German Chancellor Angela Merkel forms her trademark hand gesture, the so-called “Merkel-Raute” (known in English as the Merkel rhombus, Merkel diamond or Triangle of Power). (Photo by Tobias SCHWARZ / AFP)
 

Planting vegetables
Merkel may wish to spend more time with her husband Joachim Sauer in Hohenwalde, near Templin in the former East Germany where she grew up, and where she has a holiday home that she retreats to when she’s weary.

Among the leisure activities she may undertake there is vegetable, and especially, potato planting, something that she once told Bunte magazine in an interview in 2013 that she enjoyed doing.

She is also known to be a fan of the volcanic island of D’Ischia, especially the remote seaside village of Sant’Angelo.

Merkel was captured on a smartphone video this week browsing the footwear in a Berlin sportswear store, leading to speculation that she may be planning something active.

Or the former scientist could embark on a speaking tour of the countless universities from Seoul to Tel Aviv that have awarded her honorary doctorates.

Merkel is set to receive a monthly pension of around 15,000 euros ($16,900) in her retirement, according to a calculation by the German Taxpayers’ Association.

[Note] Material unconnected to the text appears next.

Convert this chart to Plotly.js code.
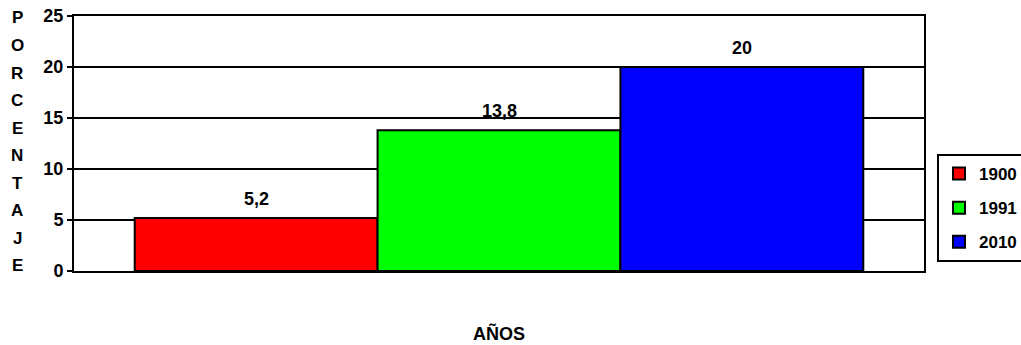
<!DOCTYPE html>
<html>
<head>
<meta charset="utf-8">
<script src="https://cdn.plot.ly/plotly-3.0.1.min.js"></script>
<style>html,body{margin:0;padding:0;background:#fff;}</style>
</head>
<body>
<div id="chart" style="width:1021px;height:345px;"></div>
<script>
const categories = ['1900', '1991', '2010'];
const values = [5.2, 13.8, 20];
const colors = ['#ff0000', '#00ff00', '#0000ff'];
const yTicks = [0, 5, 10, 15, 20, 25];
const yTitleLetters = ['P','O','R','C','E','N','T','A','J','E'];
const xTitle = 'AÑOS';

const FONT = 'Liberation Sans, Arial, sans-serif';
const FS = 18;
const b = s => '<b>' + s + '</b>';

const traces = categories.map((c, i) => ({
  type: 'bar',
  name: b(c),
  x: [i],
  y: [values[i]],
  legendgroup: 'g' + i,
  marker: { color: colors[i], line: { color: '#000', width: 2 } },
  hoverinfo: 'none'
}));

const annotations = categories.map((c, i) => ({
  x: i, y: values[i], xref: 'x', yref: 'y',
  text: b(values[i].toString().replace('.', ',')),
  showarrow: false, yanchor: 'bottom', yshift: 7,
  font: { family: FONT, size: FS, color: '#000' }
}));

yTitleLetters.forEach((l, i) => {
  annotations.push({
    xref: 'paper', yref: 'paper',
    x: (17 - 74) / 850, y: (271 - (18 + i * 27.55)) / 255,
    text: b(l), showarrow: false, xanchor: 'center', yanchor: 'middle',
    font: { family: FONT, size: 17, color: '#000' }
  });
});

annotations.push({
  xref: 'paper', yref: 'paper', x: 0.5, y: (271 - 333) / 255,
  text: b(xTitle), showarrow: false, xanchor: 'center', yanchor: 'middle',
  font: { family: FONT, size: FS, color: '#000' }
});

const layout = {
  width: 1021, height: 345,
  margin: { l: 74, r: 97, t: 16, b: 74, pad: 0, autoexpand: false },
  paper_bgcolor: '#fff', plot_bgcolor: '#fff',
  font: { family: FONT, size: FS, color: '#000' },
  barmode: 'overlay', bargap: 0,
  showlegend: true,
  legend: {
    x: (937 - 74) / 850, y: (271 - 154) / 255, xanchor: 'left', yanchor: 'top',
    bordercolor: '#000', borderwidth: 2, bgcolor: '#fff',
    font: { family: FONT, size: 17, color: '#000' },
    traceorder: 'grouped', tracegroupgap: 9
  },
  xaxis: {
    type: 'linear', range: [-0.75, 2.75], fixedrange: true,
    showticklabels: false, ticks: '', showgrid: false, zeroline: false,
    showline: true, linecolor: '#000', linewidth: 2, mirror: true
  },
  yaxis: {
    range: [0, 25], tickvals: yTicks, ticktext: yTicks.map(v => b(v)),
    ticks: 'outside', ticklen: 5, tickwidth: 2, tickcolor: '#000',
    showgrid: true, gridcolor: '#000', gridwidth: 2, zeroline: false,
    showline: true, linecolor: '#000', linewidth: 2, mirror: true,
    tickfont: { family: FONT, size: FS, color: '#000' }
  },
  annotations: annotations
};

Plotly.newPlot('chart', traces, layout, { displayModeBar: false, staticPlot: true });
</script>
</body>
</html>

But she has never been one for lavish spending, living in a fourth-floor apartment in Berlin and often doing her own grocery shopping.

In 2014, she even took Chinese Premier Li Keqiang to her favourite supermarket in Berlin after a bilateral meeting.

So perhaps she will simply spend some quiet nights in sipping her beloved white wine and whipping up the dish she once declared as her favourite, a “really good potato soup”.